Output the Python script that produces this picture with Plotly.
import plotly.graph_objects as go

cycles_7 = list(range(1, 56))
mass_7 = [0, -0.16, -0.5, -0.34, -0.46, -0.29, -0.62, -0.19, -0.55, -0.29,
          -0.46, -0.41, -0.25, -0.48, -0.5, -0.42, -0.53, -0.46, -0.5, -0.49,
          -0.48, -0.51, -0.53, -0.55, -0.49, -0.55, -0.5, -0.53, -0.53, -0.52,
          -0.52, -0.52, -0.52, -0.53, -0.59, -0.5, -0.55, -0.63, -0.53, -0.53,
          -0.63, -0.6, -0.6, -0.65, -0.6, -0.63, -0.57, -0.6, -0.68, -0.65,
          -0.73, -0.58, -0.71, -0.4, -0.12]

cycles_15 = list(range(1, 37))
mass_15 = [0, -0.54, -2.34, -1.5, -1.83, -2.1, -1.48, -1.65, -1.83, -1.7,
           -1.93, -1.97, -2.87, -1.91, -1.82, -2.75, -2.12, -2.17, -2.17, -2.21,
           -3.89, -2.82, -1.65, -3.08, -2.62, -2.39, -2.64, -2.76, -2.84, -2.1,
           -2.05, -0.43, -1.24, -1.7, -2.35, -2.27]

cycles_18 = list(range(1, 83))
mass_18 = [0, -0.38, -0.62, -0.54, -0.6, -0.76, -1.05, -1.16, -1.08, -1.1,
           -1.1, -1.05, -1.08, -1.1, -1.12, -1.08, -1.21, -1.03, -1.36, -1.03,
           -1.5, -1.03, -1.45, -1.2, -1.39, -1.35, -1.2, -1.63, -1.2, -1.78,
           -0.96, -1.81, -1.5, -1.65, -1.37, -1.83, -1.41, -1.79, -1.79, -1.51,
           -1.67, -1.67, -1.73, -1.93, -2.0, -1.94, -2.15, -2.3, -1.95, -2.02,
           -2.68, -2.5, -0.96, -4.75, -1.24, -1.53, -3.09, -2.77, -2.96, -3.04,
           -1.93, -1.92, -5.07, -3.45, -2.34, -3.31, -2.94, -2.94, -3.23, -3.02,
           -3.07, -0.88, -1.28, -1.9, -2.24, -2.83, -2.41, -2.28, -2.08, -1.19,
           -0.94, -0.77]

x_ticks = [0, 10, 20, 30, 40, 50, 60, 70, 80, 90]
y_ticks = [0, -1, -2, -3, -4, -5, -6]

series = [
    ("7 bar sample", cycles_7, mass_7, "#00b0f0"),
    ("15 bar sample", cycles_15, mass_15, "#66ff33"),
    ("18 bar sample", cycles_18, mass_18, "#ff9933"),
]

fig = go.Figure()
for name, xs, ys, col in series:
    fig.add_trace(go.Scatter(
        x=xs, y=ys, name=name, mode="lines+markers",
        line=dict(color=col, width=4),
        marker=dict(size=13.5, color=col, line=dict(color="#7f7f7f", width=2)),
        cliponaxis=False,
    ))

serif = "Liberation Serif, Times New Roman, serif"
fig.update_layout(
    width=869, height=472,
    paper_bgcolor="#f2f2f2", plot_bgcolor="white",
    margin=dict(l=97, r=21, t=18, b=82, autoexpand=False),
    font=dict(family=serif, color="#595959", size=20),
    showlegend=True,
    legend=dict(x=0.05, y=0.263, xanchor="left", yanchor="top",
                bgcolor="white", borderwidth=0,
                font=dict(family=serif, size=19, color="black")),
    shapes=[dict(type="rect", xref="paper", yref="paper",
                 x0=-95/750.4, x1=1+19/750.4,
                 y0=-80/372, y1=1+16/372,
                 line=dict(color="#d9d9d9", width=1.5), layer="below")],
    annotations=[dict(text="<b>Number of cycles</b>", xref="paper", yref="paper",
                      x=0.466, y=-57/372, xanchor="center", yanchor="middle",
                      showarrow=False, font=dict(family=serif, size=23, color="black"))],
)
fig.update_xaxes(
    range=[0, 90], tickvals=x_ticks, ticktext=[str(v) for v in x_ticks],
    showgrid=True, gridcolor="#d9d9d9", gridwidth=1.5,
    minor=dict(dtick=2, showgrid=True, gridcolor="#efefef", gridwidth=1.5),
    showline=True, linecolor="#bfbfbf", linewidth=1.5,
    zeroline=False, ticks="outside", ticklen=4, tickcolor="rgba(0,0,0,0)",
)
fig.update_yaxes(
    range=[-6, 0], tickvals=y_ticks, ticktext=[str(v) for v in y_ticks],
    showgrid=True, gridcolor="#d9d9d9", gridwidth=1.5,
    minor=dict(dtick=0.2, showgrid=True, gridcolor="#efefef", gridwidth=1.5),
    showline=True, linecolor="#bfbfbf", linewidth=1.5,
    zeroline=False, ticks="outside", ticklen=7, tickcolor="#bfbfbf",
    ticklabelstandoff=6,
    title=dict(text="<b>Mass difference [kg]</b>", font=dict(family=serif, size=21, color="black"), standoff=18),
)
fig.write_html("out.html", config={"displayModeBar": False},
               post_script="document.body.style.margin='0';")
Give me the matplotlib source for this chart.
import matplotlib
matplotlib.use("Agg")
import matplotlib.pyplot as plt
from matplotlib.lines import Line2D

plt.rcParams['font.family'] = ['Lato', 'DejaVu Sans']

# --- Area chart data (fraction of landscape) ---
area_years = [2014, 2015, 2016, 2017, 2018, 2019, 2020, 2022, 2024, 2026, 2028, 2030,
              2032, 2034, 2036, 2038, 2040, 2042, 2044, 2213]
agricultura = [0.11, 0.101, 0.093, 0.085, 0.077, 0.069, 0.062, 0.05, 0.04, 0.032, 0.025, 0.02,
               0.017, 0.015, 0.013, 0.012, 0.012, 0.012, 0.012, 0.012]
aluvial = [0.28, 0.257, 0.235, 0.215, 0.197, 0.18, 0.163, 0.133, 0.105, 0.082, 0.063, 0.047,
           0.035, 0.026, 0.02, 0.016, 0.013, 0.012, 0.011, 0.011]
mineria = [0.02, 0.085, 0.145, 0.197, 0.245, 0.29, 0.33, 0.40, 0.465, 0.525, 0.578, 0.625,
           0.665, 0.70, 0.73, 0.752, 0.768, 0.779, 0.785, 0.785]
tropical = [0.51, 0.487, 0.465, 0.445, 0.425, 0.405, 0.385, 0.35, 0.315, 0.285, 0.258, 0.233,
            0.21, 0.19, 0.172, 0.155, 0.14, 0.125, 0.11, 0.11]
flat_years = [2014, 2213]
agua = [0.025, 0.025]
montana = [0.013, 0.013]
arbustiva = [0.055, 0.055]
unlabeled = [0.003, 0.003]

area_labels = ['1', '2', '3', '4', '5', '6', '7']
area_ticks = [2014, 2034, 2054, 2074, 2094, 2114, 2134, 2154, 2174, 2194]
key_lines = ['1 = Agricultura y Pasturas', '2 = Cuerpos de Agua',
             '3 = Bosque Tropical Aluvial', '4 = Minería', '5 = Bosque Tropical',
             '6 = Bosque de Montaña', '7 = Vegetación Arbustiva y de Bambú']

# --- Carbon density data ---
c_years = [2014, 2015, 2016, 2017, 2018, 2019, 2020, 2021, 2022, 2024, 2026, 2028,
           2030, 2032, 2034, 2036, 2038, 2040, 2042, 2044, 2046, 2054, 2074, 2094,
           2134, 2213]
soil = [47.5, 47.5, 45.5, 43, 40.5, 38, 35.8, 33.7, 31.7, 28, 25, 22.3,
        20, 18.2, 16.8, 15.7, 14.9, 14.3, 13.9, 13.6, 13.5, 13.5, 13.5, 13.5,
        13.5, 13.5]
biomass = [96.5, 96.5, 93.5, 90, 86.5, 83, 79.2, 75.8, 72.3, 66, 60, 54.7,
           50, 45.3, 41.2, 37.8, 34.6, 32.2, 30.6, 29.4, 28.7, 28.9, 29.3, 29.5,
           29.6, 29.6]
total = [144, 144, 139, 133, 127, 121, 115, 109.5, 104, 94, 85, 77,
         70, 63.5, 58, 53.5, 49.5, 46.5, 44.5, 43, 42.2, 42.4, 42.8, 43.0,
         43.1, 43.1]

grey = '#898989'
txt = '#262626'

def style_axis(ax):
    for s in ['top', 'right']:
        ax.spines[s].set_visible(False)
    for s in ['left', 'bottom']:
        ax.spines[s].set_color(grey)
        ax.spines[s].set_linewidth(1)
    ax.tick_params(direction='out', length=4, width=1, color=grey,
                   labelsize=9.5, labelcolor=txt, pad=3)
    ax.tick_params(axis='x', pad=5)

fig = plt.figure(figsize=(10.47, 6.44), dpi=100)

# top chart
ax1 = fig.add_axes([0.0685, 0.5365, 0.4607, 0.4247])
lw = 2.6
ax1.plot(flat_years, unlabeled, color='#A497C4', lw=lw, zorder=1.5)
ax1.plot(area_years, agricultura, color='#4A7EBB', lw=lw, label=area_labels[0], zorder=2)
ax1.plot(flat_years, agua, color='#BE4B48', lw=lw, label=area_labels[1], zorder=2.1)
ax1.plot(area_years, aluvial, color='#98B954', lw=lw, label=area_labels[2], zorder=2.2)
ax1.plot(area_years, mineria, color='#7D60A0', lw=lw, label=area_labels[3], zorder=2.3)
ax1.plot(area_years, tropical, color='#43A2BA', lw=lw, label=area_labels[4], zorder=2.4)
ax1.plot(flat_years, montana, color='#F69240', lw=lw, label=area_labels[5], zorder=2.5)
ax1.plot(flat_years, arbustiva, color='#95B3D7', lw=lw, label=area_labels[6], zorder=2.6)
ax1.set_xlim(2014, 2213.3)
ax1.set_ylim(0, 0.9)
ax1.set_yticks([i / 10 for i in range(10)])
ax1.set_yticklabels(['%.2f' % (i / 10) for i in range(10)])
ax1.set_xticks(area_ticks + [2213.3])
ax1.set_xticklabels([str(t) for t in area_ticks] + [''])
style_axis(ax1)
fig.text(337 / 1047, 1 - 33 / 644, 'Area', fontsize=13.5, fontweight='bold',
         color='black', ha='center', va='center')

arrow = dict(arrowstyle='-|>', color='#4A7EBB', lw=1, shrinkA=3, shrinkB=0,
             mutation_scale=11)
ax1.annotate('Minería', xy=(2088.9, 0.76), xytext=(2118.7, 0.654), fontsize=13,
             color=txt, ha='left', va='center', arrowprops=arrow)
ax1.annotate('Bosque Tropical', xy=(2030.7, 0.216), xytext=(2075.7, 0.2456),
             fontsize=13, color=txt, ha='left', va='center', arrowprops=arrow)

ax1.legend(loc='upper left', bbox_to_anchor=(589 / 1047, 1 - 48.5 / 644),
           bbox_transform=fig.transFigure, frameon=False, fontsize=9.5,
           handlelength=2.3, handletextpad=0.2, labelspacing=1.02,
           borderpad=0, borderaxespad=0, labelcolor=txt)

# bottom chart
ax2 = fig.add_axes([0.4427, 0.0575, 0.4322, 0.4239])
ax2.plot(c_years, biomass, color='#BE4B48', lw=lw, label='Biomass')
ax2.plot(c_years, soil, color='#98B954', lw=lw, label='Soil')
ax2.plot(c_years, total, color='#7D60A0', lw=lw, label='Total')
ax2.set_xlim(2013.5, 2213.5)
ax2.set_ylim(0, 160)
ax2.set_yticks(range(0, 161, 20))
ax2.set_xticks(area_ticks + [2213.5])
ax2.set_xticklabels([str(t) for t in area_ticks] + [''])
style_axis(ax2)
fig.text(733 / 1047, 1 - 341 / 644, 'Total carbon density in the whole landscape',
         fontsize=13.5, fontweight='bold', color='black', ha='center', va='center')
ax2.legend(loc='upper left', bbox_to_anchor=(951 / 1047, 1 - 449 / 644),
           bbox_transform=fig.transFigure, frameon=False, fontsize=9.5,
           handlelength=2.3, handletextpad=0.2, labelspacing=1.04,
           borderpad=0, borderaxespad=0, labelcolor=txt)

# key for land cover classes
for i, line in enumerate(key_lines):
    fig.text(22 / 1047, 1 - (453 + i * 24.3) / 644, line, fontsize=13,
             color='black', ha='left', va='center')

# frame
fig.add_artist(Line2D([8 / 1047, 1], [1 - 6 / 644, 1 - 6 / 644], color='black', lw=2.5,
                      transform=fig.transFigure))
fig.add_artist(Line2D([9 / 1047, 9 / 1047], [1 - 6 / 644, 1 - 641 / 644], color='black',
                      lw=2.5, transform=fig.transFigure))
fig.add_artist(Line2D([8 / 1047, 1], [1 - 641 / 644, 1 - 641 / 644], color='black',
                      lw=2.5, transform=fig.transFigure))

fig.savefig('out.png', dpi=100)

### Problem to solve
Print the lines from the line containing "Give me the matplotlib source for this chart." to the line containing "y de Bambú']", both ends included, exactly and with nothing added.

### Full output
Give me the matplotlib source for this chart.
import matplotlib
matplotlib.use("Agg")
import matplotlib.pyplot as plt
from matplotlib.lines import Line2D

plt.rcParams['font.family'] = ['Lato', 'DejaVu Sans']

# --- Area chart data (fraction of landscape) ---
area_years = [2014, 2015, 2016, 2017, 2018, 2019, 2020, 2022, 2024, 2026, 2028, 2030,
              2032, 2034, 2036, 2038, 2040, 2042, 2044, 2213]
agricultura = [0.11, 0.101, 0.093, 0.085, 0.077, 0.069, 0.062, 0.05, 0.04, 0.032, 0.025, 0.02,
               0.017, 0.015, 0.013, 0.012, 0.012, 0.012, 0.012, 0.012]
aluvial = [0.28, 0.257, 0.235, 0.215, 0.197, 0.18, 0.163, 0.133, 0.105, 0.082, 0.063, 0.047,
           0.035, 0.026, 0.02, 0.016, 0.013, 0.012, 0.011, 0.011]
mineria = [0.02, 0.085, 0.145, 0.197, 0.245, 0.29, 0.33, 0.40, 0.465, 0.525, 0.578, 0.625,
           0.665, 0.70, 0.73, 0.752, 0.768, 0.779, 0.785, 0.785]
tropical = [0.51, 0.487, 0.465, 0.445, 0.425, 0.405, 0.385, 0.35, 0.315, 0.285, 0.258, 0.233,
            0.21, 0.19, 0.172, 0.155, 0.14, 0.125, 0.11, 0.11]
flat_years = [2014, 2213]
agua = [0.025, 0.025]
montana = [0.013, 0.013]
arbustiva = [0.055, 0.055]
unlabeled = [0.003, 0.003]

area_labels = ['1', '2', '3', '4', '5', '6', '7']
area_ticks = [2014, 2034, 2054, 2074, 2094, 2114, 2134, 2154, 2174, 2194]
key_lines = ['1 = Agricultura y Pasturas', '2 = Cuerpos de Agua',
             '3 = Bosque Tropical Aluvial', '4 = Minería', '5 = Bosque Tropical',
             '6 = Bosque de Montaña', '7 = Vegetación Arbustiva y de Bambú']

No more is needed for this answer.